SHORT TASK: Leave the pictures out, and retype all of the material exactly as written.

DATA SECTION:
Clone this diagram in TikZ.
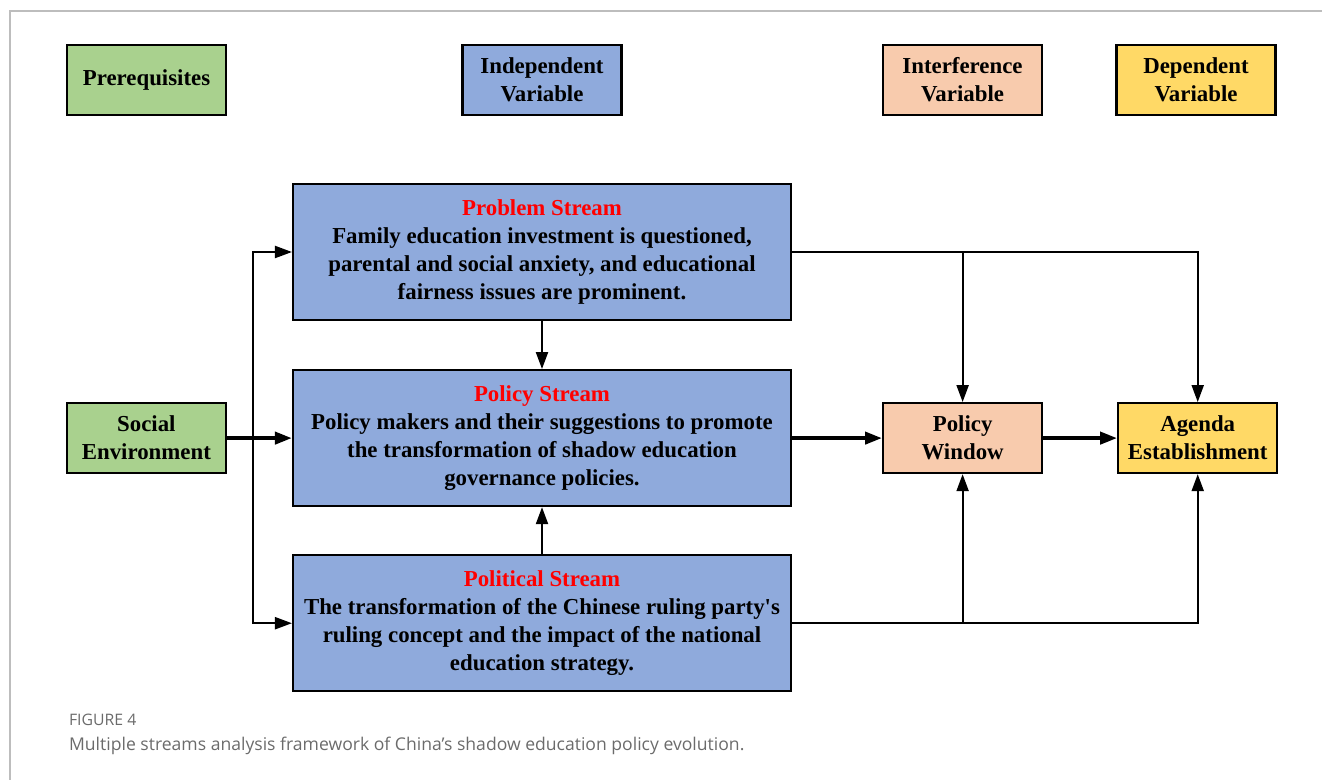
\documentclass[tikz,border=0pt]{standalone}
\usepackage{fontspec}
\setmainfont{Liberation Serif}
\newfontfamily\capfont{Open Sans}
\usetikzlibrary{arrows.meta, positioning}
\definecolor{prgreen}{HTML}{A9D18E}
\definecolor{stblue}{HTML}{8FAADC}
\definecolor{wpeach}{HTML}{F8CBAD}
\definecolor{agyellow}{HTML}{FFD966}
\definecolor{framegray}{HTML}{BDBDBD}
\definecolor{capgray}{HTML}{6B6B6B}

\begin{document}
\begin{tikzpicture}[->, >={Triangle[length=0.34cm, width=0.24cm]}, line width=1.2pt,
font=\fontsize{13}{16}\selectfont\bfseries,
small/.style={draw, inner sep=0pt, minimum width=3.18cm, minimum height=1.4cm, align=center},
big/.style={draw, fill=stblue, inner sep=0pt, minimum width=9.96cm, minimum height=2.72cm, align=center},
heavy/.style={line width=2.2pt}]

\useasboundingbox (0,0) rectangle (26.44,-15.6);
\draw [-, framegray, line width=0.8pt] (26.44,-0.22) -- (0.2,-0.22) -- (0.2,-15.6);

% legend row
\node [small, fill=prgreen] (prereq) at (2.93,-1.6) {Prerequisites};
\node [small, fill=stblue] (indep) at (10.84,-1.6) {Independent\\Variable};
\node [small, fill=wpeach] (interf) at (19.25,-1.6) {Interference\\Variable};
\node [small, fill=agyellow] (dep) at (23.92,-1.6) {Dependent\\Variable};

% the three streams
\node [big] (problem) at (10.84,-5.04) {\textcolor{red}{Problem Stream}\\
Family education investment is questioned,\\
parental and social anxiety, and educational\\
fairness issues are prominent.};
\node [big] (policy) [below=0.96cm of problem] {\textcolor{red}{Policy Stream}\\
Policy makers and their suggestions to promote\\
the transformation of shadow education\\
governance policies.};
\node [big] (political) [below=0.94cm of policy] {\textcolor{red}{Political Stream}\\
The transformation of the Chinese ruling party\textquotesingle s\\
ruling concept and the impact of the national\\
education strategy.};

\node [small, fill=prgreen] (social) [left=1.30cm of policy] {Social\\Environment};
\node [small, fill=wpeach] (window) [right=1.80cm of policy] {Policy\\Window};
\node [small, fill=agyellow] (agenda) [right=1.48cm of window] {Agenda\\Establishment};

\coordinate (split) at (5.06,-8.75);
\path (social) edge [heavy] (policy);
\draw (split) |- (problem);
\draw (split) |- (political);
\path (problem) edge (policy);
\path (political) edge (policy);

\path (policy) edge [heavy] (window);
\path (window) edge [heavy] (agenda);

\draw (problem.east) -| (agenda);
\draw (problem.east -| window) -- (window);
\draw (political.east) -| (agenda);
\draw (political.east -| window) -- (window);

% caption
\node [anchor=base west, inner sep=0pt, text=capgray, font=\capfont\fontsize{9}{10}\selectfont] (figlabel) at (1.36,-14.5) {FIGURE 4};
\node [anchor=base west, inner sep=0pt, text=capgray, font=\capfont\fontsize{10}{12}\selectfont] (figcap) at (1.36,-15.0) {Multiple streams analysis framework of China’s shadow education policy evolution.};

\end{tikzpicture}
\end{document}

RESULT FOR THIS EXERCISE:
Clone this diagram in TikZ.
\documentclass[tikz,border=0pt]{standalone}
\usepackage{fontspec}
\setmainfont{Liberation Serif}
\newfontfamily\capfont{Open Sans}
\usetikzlibrary{arrows.meta, positioning}
\definecolor{prgreen}{HTML}{A9D18E}
\definecolor{stblue}{HTML}{8FAADC}
\definecolor{wpeach}{HTML}{F8CBAD}
\definecolor{agyellow}{HTML}{FFD966}
\definecolor{framegray}{HTML}{BDBDBD}
\definecolor{capgray}{HTML}{6B6B6B}

\begin{document}
\begin{tikzpicture}[->, >={Triangle[length=0.34cm, width=0.24cm]}, line width=1.2pt,
font=\fontsize{13}{16}\selectfont\bfseries,
small/.style={draw, inner sep=0pt, minimum width=3.18cm, minimum height=1.4cm, align=center},
big/.style={draw, fill=stblue, inner sep=0pt, minimum width=9.96cm, minimum height=2.72cm, align=center},
heavy/.style={line width=2.2pt}]

\useasboundingbox (0,0) rectangle (26.44,-15.6);
\draw [-, framegray, line width=0.8pt] (26.44,-0.22) -- (0.2,-0.22) -- (0.2,-15.6);

% legend row
\node [small, fill=prgreen] (prereq) at (2.93,-1.6) {Prerequisites};
\node [small, fill=stblue] (indep) at (10.84,-1.6) {Independent\\Variable};
\node [small, fill=wpeach] (interf) at (19.25,-1.6) {Interference\\Variable};
\node [small, fill=agyellow] (dep) at (23.92,-1.6) {Dependent\\Variable};

% the three streams
\node [big] (problem) at (10.84,-5.04) {\textcolor{red}{Problem Stream}\\
Family education investment is questioned,\\
parental and social anxiety, and educational\\
fairness issues are prominent.};
\node [big] (policy) [below=0.96cm of problem] {\textcolor{red}{Policy Stream}\\
Policy makers and their suggestions to promote\\
the transformation of shadow education\\
governance policies.};
\node [big] (political) [below=0.94cm of policy] {\textcolor{red}{Political Stream}\\
The transformation of the Chinese ruling party\textquotesingle s\\
ruling concept and the impact of the national\\
education strategy.};

\node [small, fill=prgreen] (social) [left=1.30cm of policy] {Social\\Environment};
\node [small, fill=wpeach] (window) [right=1.80cm of policy] {Policy\\Window};
\node [small, fill=agyellow] (agenda) [right=1.48cm of window] {Agenda\\Establishment};

\coordinate (split) at (5.06,-8.75);
\path (social) edge [heavy] (policy);
\draw (split) |- (problem);
\draw (split) |- (political);
\path (problem) edge (policy);
\path (political) edge (policy);

\path (policy) edge [heavy] (window);
\path (window) edge [heavy] (agenda);

\draw (problem.east) -| (agenda);
\draw (problem.east -| window) -- (window);
\draw (political.east) -| (agenda);
\draw (political.east -| window) -- (window);

% caption
\node [anchor=base west, inner sep=0pt, text=capgray, font=\capfont\fontsize{9}{10}\selectfont] (figlabel) at (1.36,-14.5) {FIGURE 4};
\node [anchor=base west, inner sep=0pt, text=capgray, font=\capfont\fontsize{10}{12}\selectfont] (figcap) at (1.36,-15.0) {Multiple streams analysis framework of China’s shadow education policy evolution.};

\end{tikzpicture}
\end{document}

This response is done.